Transfection of siRNA oligos was carried out with Lipofectamine™ 2000 (Invitrogen). Cells were incubated for 24, 48, 72 and 96 h post-transfection and EF1α expression was detected by western blotting. Fluorescent oligos were used to determine uptake efficiency and set optimal lipofection conditions.
Colony formation and soft agar assay
24 h after transfection, HCC1937 cells were trypsinized, counted, suspended in 15% conditioned medium and seeded for colony formation assays in 60-mm dishes at 3,000 cells per dish. To test the effect of Akt inhibitors, cells were seeded in medium supplemented with pAkt inhibitors (7 μM in DMSO) in the dark; equal volume of DMSO was used in control experiments. After incubation for 14 days, colonies (>30 cells) were stained with crystal violet and counted. Three different experiments were performed in triplicate.
For soft-agar assays, 5,000 cells were pleated in 60-mm-diameter tissue culture plates containing 0.35% top low-melt agarose-0.5% bottom low-melt agarose. After 2 weeks of incubation at 37°C in 5% CO2 and 95% humidified air, colonies that contained 30 or more cells were counted. Experiments were performed in triplicate.
Cell migration was analyzed with the BioCoat Matrigel Invasion Chambers (BD, Becton-Dickinson, San Jose, CA, USA). Control, siRNA-transfected and Akt inhibitor-treated HCC1937 cells were seeded at 40,000 cells in each upper chamber in RPMI 1640 supplemented with 5% FBS. Lower chambers were filled with 750 μl of 5% conditioned medium of confluent HCC1937 cells containing 10% of FBS as a chemoattractant. Chambers were incubated for 22 h at 37°C in a humidified 5% CO2 atmosphere, then cells in the upper chamber were removed. Cells adherent to the lower surface of the membrane were fixed with methanol and stained with crystal violet. Cells migrated to the lower surface of the filter were considered to have invaded through the overlying matrix and were counted.
Adherent cells were trypsinized, centrifuged at 1000 g for 5 min, fixed in ice-cold 70% ethanol and incubated at -20°C for 2 h.
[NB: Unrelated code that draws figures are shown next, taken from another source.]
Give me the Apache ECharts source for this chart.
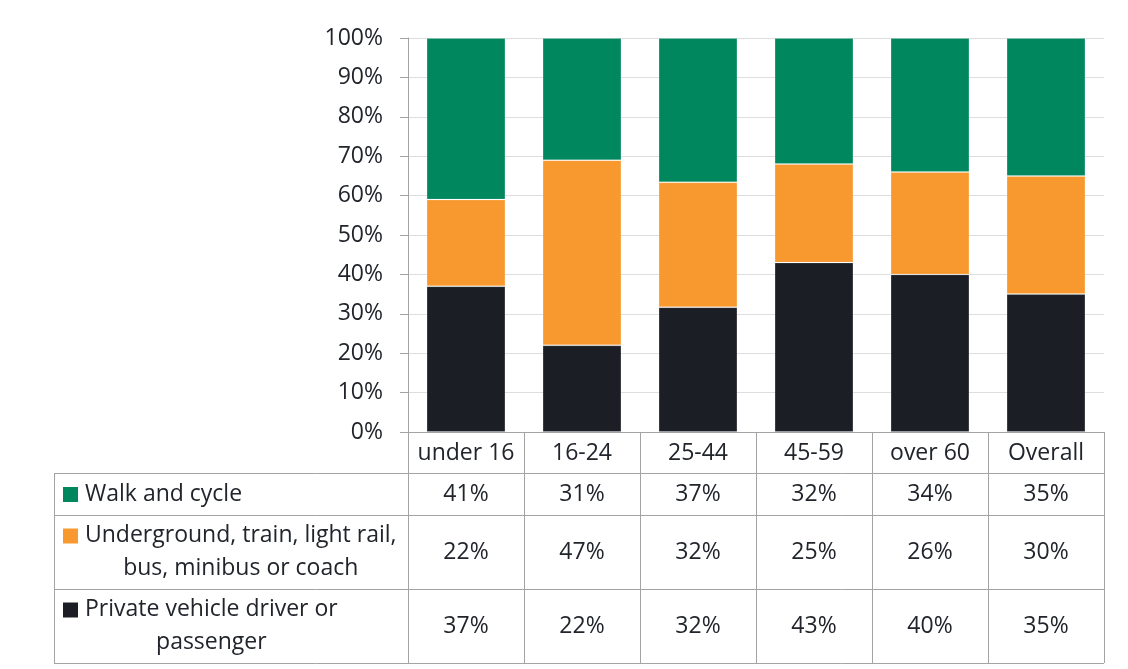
<!DOCTYPE html>
<html><head><meta charset="utf-8">
<script src="https://cdn.jsdelivr.net/npm/echarts@6/dist/echarts.min.js"></script>
<style>html,body{margin:0;padding:0;background:#fff}#c{width:1128px;height:669px}</style>
</head><body><div id="c"></div>
<script>
const categories = ['under 16', '16-24', '25-44', '45-59', 'over 60', 'Overall'];
const walkCycle = [41, 31, 37, 32, 34, 35];
const publicTransport = [22, 47, 32, 25, 26, 30];
const privateVehicle = [37, 22, 32, 43, 40, 35];
const yTicks = [0, 10, 20, 30, 40, 50, 60, 70, 80, 90, 100];
const seriesNames = ['Walk and cycle', 'Underground, train, light rail,\nbus, minibus or coach', 'Private vehicle driver or\npassenger'];

const colors = { walk: '#00875e', pt: '#f7992f', priv: '#1b1e24' };
const FONT = '"Open Sans", sans-serif';
const FS = 23;
const TXT = '#21252b';
const BORDER = '#a3a3a3';

const totals = categories.map((_, i) => walkCycle[i] + publicTransport[i] + privateVehicle[i]);
const pct = arr => arr.map((v, i) => v / totals[i] * 100);

const chart = echarts.init(document.getElementById('c'));
const grid = { left: 408, top: 38, width: 696, bottom: 237 };

chart.setOption({
  animation: false,
  grid: grid,
  xAxis: {
    type: 'category', data: categories,
    axisLine: { lineStyle: { color: BORDER, width: 1 } },
    axisTick: { show: true, interval: 0, length: 231, lineStyle: { color: BORDER, width: 1 } },
    axisLabel: { interval: 0, hideOverlap: false, fontSize: FS, fontFamily: FONT, color: TXT, margin: 21, verticalAlign: 'middle' }
  },
  yAxis: {
    type: 'value', min: 0, max: 100, interval: 10,
    axisLine: { show: true, lineStyle: { color: BORDER } },
    axisTick: { show: true, length: 8, lineStyle: { color: BORDER } },
    splitLine: { lineStyle: { color: '#dedede', width: 1 } },
    axisLabel: { formatter: '{value}%', fontSize: FS, fontFamily: FONT, color: TXT, margin: 25 }
  },
  series: [
    { name: seriesNames[2], type: 'bar', stack: 's', data: pct(privateVehicle), barWidth: '68%',
      itemStyle: { color: colors.priv, borderColor: 'rgba(255,255,255,0.15)', borderWidth: 1 } },
    { name: seriesNames[1], type: 'bar', stack: 's', data: pct(publicTransport),
      itemStyle: { color: colors.pt, borderColor: 'rgba(255,255,255,0.15)', borderWidth: 1 } },
    { name: seriesNames[0], type: 'bar', stack: 's', data: pct(walkCycle),
      itemStyle: { color: colors.walk, borderColor: 'rgba(255,255,255,0.15)', borderWidth: 1 } }
  ]
});

// Data table below the axis
const yBase = chart.convertToPixel({ yAxisIndex: 0 }, 0);
const tableLeft = 54;
const tableRight = grid.left + grid.width;
const rowH = [41, 42, 74, 74];
const rowTops = [yBase];
for (let i = 0; i < rowH.length; i++) rowTops.push(rowTops[i] + rowH[i]);
const rows = [
  { name: seriesNames[0], color: colors.walk, vals: walkCycle },
  { name: seriesNames[1], color: colors.pt, vals: publicTransport },
  { name: seriesNames[2], color: colors.priv, vals: privateVehicle }
];
const ctx = document.createElement('canvas').getContext('2d');
ctx.font = FS + 'px ' + FONT;

const g = [];
for (let r = 1; r < rowTops.length; r++) {
  g.push({ type: 'line', shape: { x1: tableLeft, y1: rowTops[r] + 0.5, x2: tableRight, y2: rowTops[r] + 0.5 },
    style: { stroke: BORDER, lineWidth: 1 } });
}
g.push({ type: 'line', shape: { x1: tableLeft + 0.5, y1: rowTops[1], x2: tableLeft + 0.5, y2: rowTops[4] },
  style: { stroke: BORDER, lineWidth: 1 } });

rows.forEach((row, r) => {
  const top = rowTops[r + 1], h = rowH[r + 1], cy = top + h / 2;
  const lines = row.name.split('\n');
  const firstLineY = cy - (lines.length - 1) * 16.5;
  g.push({ type: 'rect', shape: { x: 63, y: firstLineY - 7, width: 15, height: 15 }, style: { fill: row.color } });
  const w = Math.max(...lines.map(l => ctx.measureText(l).width));
  g.push({ type: 'text', x: 85 + w / 2, y: cy,
    style: { text: row.name, fontSize: FS, fontFamily: FONT, fill: TXT, align: 'center', verticalAlign: 'middle', lineHeight: 33 } });
  row.vals.forEach((v, i) => {
    const cx = chart.convertToPixel({ xAxisIndex: 0 }, i);
    g.push({ type: 'text', x: cx, y: cy,
      style: { text: v + '%', fontSize: FS, fontFamily: FONT, fill: TXT, align: 'center', verticalAlign: 'middle' } });
  });
});
chart.setOption({ graphic: g });
</script></body></html>
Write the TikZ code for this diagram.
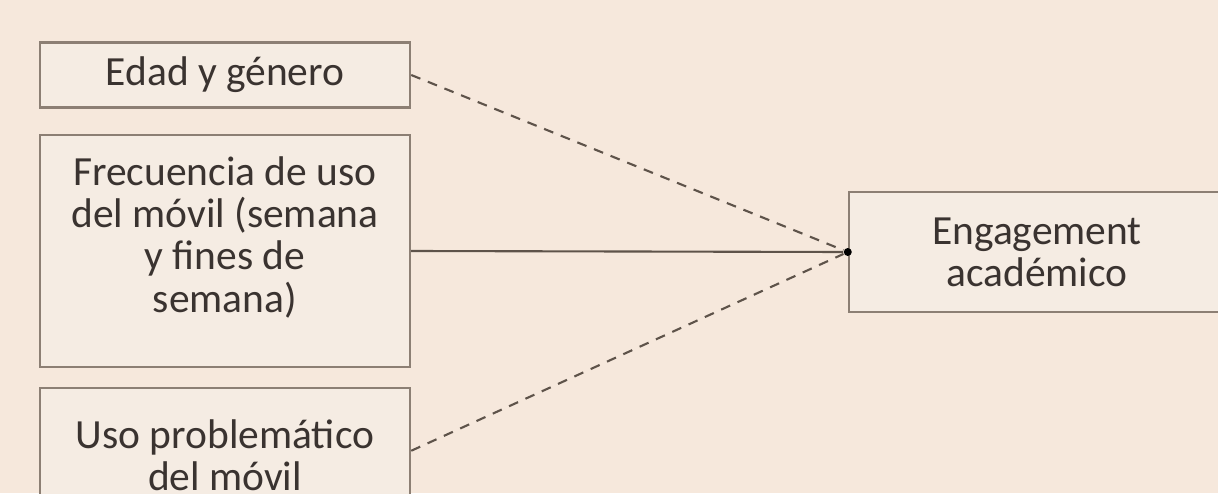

Cells were centrifuged, resuspended in PBS and incubated with RNAse A (200 μg/ml) for 30 min at room temperature; then, cells were incubated with propidium iodide (50 μg/ml) for 30 min at room temperature in the dark. Quantification of sub-2N DNA was determined by flow cytometry using Coulter Epics XL (Beckman Coulter, Fullerton, CA).